The UK faces an energy bill crisis. What options does it have to tackle it?

The business secretary, Kwasi Kwarteng, is considering how to reduce the impact of rising energy costs on Britain’s households.

Since October the market price for natural gas has jumped from £2.50 a therm to £4.50 before dropping back to £1.70. In recent days it has begun to tick up again and on Wednesday it hit £2.23 a therm. To give a measure of the shock to the economy from rising energy prices, in January 2021 the price was about 50p a therm.

The last price cap increase, in October, pushed bills to an average of £1,277 a year for a dual-fuel bill. The next review is expected to push bills up by 50% to nearer £2,000.

Kwarteng said he wanted to ease the pain on businesses and households, but he is up against a chancellor keen to maintain a tight hold on public finances.

The government has options, but all have political and financial costs.

At a cost of £2bn, Rishi Sunak could cut the 5% VAT rate on household energy.
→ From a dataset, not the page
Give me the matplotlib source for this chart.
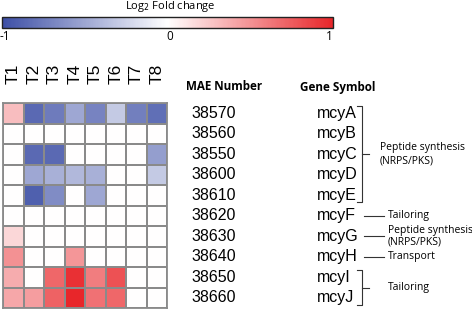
import numpy as np
import matplotlib
matplotlib.use("Agg")
import matplotlib.pyplot as plt
from matplotlib.colors import LinearSegmentedColormap
from matplotlib.cm import ScalarMappable
from matplotlib.colors import Normalize
from matplotlib.transforms import blended_transform_factory
from matplotlib.lines import Line2D

# data
timepoints = ["T1", "T2", "T3", "T4", "T5", "T6", "T7", "T8"]
mae_numbers = ["38570", "38560", "38550", "38600", "38610",
               "38620", "38630", "38640", "38650", "38660"]
genes = ["mcyA", "mcyB", "mcyC", "mcyD", "mcyE",
         "mcyF", "mcyG", "mcyH", "mcyI", "mcyJ"]
log2fc = np.array([
    [0.30, -0.85, -0.75, -0.50, -0.70, -0.30, -0.72, -0.82],
    [0.00, 0.00, 0.00, 0.00, 0.00, 0.00, 0.00, 0.00],
    [0.00, -0.85, -0.85, 0.00, 0.00, 0.00, 0.00, -0.55],
    [0.00, -0.50, -0.45, -0.40, -0.45, 0.00, 0.00, -0.30],
    [0.00, -0.90, -0.65, 0.00, -0.50, 0.00, 0.00, 0.00],
    [0.00, 0.00, 0.00, 0.00, 0.00, 0.00, 0.00, 0.00],
    [0.18, 0.00, 0.00, 0.00, 0.00, 0.00, 0.00, 0.00],
    [0.50, 0.00, 0.00, 0.48, 0.00, 0.00, 0.00, 0.00],
    [0.38, 0.00, 0.70, 0.95, 0.60, 0.80, 0.00, 0.00],
    [0.40, 0.45, 0.72, 1.00, 0.65, 0.70, 0.00, 0.00],
])
# function groups: (first row, last row, label)
groups = [(0, 4, "Peptide synthesis\n(NRPS/PKS)"),
          (5, 5, "Tailoring"),
          (6, 6, "Peptide synthesis\n(NRPS/PKS)"),
          (7, 7, "Transport"),
          (8, 9, "Tailoring")]

W, H = 472, 310
fig = plt.figure(figsize=(W / 100, H / 100), dpi=100)

def fx(x):
    return x / W

def fy(y):
    return 1 - y / H

cmap = LinearSegmentedColormap.from_list("bwr2", ["#3d4fa6", "#ffffff", "#e8262a"])
norm = Normalize(-1, 1)

# heatmap
ax = fig.add_axes([fx(3), fy(308), fx(164), 205 / H])
ax.pcolormesh(log2fc, cmap=cmap, norm=norm, edgecolors="#8a8a8a", linewidth=1.3)
ax.set_xlim(0, len(timepoints))
ax.set_ylim(len(genes), 0)
ax.set_xticks([])
ax.set_yticks([])
for s in ax.spines.values():
    s.set_color("#8a8a8a")
    s.set_linewidth(1.3)

tx = blended_transform_factory(ax.transData, fig.transFigure)
for i, t in enumerate(timepoints):
    ax.text(i + 0.5, fy(84), t, transform=tx, rotation=90, ha="center", va="bottom",
            fontsize=12.5, family="Liberation Sans")

# colorbar
cax = fig.add_axes([fx(2), fy(28), fx(331), 11 / H])
cb = fig.colorbar(ScalarMappable(norm=norm, cmap=cmap), cax=cax, orientation="horizontal")
cb.set_ticks([])
cb.outline.set_linewidth(1.0)
cb.outline.set_edgecolor("#222222")
fig.text(fx(5), fy(36), "-1", ha="center", va="center", fontsize=8.5, family="Open Sans")
fig.text(fx(170), fy(36), "0", ha="center", va="center", fontsize=8.5, family="Open Sans")
fig.text(fx(329), fy(36), "1", ha="center", va="center", fontsize=8.5, family="Open Sans")
fig.text(fx(170), fy(6), "Log$_2$ Fold change", ha="center", va="center", fontsize=8,
         family="Open Sans")

# headers and row labels
fig.text(fx(186), fy(87), "MAE Number", ha="left", va="center", fontsize=8.4,
         fontweight="bold", family="Open Sans")
fig.text(fx(300), fy(87), "Gene Symbol", ha="left", va="center", fontsize=8.4,
         fontweight="bold", family="Open Sans")
ry = blended_transform_factory(fig.transFigure, ax.transData)
for i, (m, g) in enumerate(zip(mae_numbers, genes)):
    ax.text(fx(191), i + 0.5, m, transform=ry, ha="left", va="center", fontsize=11.5,
            family="Liberation Sans")
    ax.text(fx(317), i + 0.5, g, transform=ry, ha="left", va="center", fontsize=11.5,
            family="Liberation Sans")

# group brackets and labels
for r0, r1, label in groups:
    if r1 > r0:
        y0, y1 = r0 + 0.15, r1 + 0.85
        ym = (y0 + y1) / 2
        xs = [fx(357), fx(362), fx(362), fx(357)]
        ax.add_line(Line2D(xs, [y0, y0, y1, y1], transform=ry, color="#333333",
                           lw=0.8, clip_on=False))
        ax.add_line(Line2D([fx(362), fx(369)], [ym, ym], transform=ry, color="#333333",
                           lw=0.8, clip_on=False))
        ax.text(fx(380) if r1 - r0 > 1 else fx(388), ym, label, transform=ry,
                ha="left", va="center", fontsize=7.5, family="Open Sans", linespacing=1.3)
    else:
        ym = r0 + 0.5
        ax.add_line(Line2D([fx(364), fx(384)], [ym, ym], transform=ry, color="#333333",
                           lw=0.8, clip_on=False))
        ax.text(fx(388), ym, label, transform=ry, ha="left", va="center", fontsize=7.5,
                family="Open Sans", linespacing=1.1)

fig.savefig("out.png", dpi=100)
It was a move promised in the Brexit campaign by Boris Johnson among others as a mark of independence from EU VAT rules, and would help about 20m to 23m households. But the cut would offset only £75 to £100 of the expected £700 rise in bills. Labour has supported calls for a cut as a first move to supporting all those affected by the rising cost of living. Johnson has recently distanced himself from making the change, calling it a “blunt instrument”.

A 1.25% rise in national insurance contributions for employees and employers from April, labelled the health and social care levy, will raise £14bn for the exchequer. The leader of the House of Commons, Jacob Rees-Mogg, a low-tax campaigner, told his cabinet colleagues this week it would be bad politics to impose such a large burden on the workforce at a time of rising living costs. But a decision to scrap the reduction would benefit the better off as well as those on lower incomes, making it another blunt instrument.

The regulator Ofgem could limit the rise in the energy price cap when it conducts a six-month review in April. If the government comes forward with a loan scheme for the industry, it would allow energy suppliers to smooth out the recent rise in costs over several years. The suppliers could borrow cheaply from the Treasury over the coming months and then repay loans from bills over subsequent years. It would mean that retail prices do not fall when wholesale prices drop, and would bake in higher energy prices for years to come.

The warm homes discount (WHD) will need an overhaul if it is to come close to filling the expected £700-a-year increase in domestic gas and electricity bills due in April. Currently, households on a low income and in receipt of certain benefits receive £140 off their electricity bill, a sum that has not increased in nine years.

Pensioners in receipt of pension credit automatically receive the money paid directly to their supplier. In December the charity AgeUK said more than 900,000 eligible pensioners were missing out on pension credit payments because they had not applied.

Another group – those on low incomes and in receipt of a small number of benefits mostly open to people with disabilities or a child under five – are also eligible for WHD, but they have to apply for the money and hope their energy supplier is still accepting applications.

Only suppliers with at least 250,000 customers are required to make the payments, and a number of the big firms including EDF, Scottish Power and Utility Warehouse have now closed their schemes for 2021-22. It leaves applicants having to switch suppliers to receive the money.

Last year the government cut universal credit payments by £20 a week, saving the Treasury £6bn. The move took payments back to their pre-pandemic level and was offset by a lower marginal taper rate that allowed 2 million of the 6 million claimants on higher, though still modest, incomes to keep more of their benefits, at a cost of £2bn. A reinstatement of £10 a week would boost the incomes of the lowest paid by £600 a year at a cost of around £3bn to the Treasury.

A windfall tax would aim to recoup some of the estimated £20bn spent by energy retailers on buying oil and gas at higher prices over the last year. But which firms should be targeted when so much oil and gas is sourced from overseas?

If the 40% provided by North Sea gas producers fills the Treasury’s vision, some also play a part in government-backed carbon capture projects, probably triggering a backlash. When prices are volatile, determining the size of tax could also prove difficult.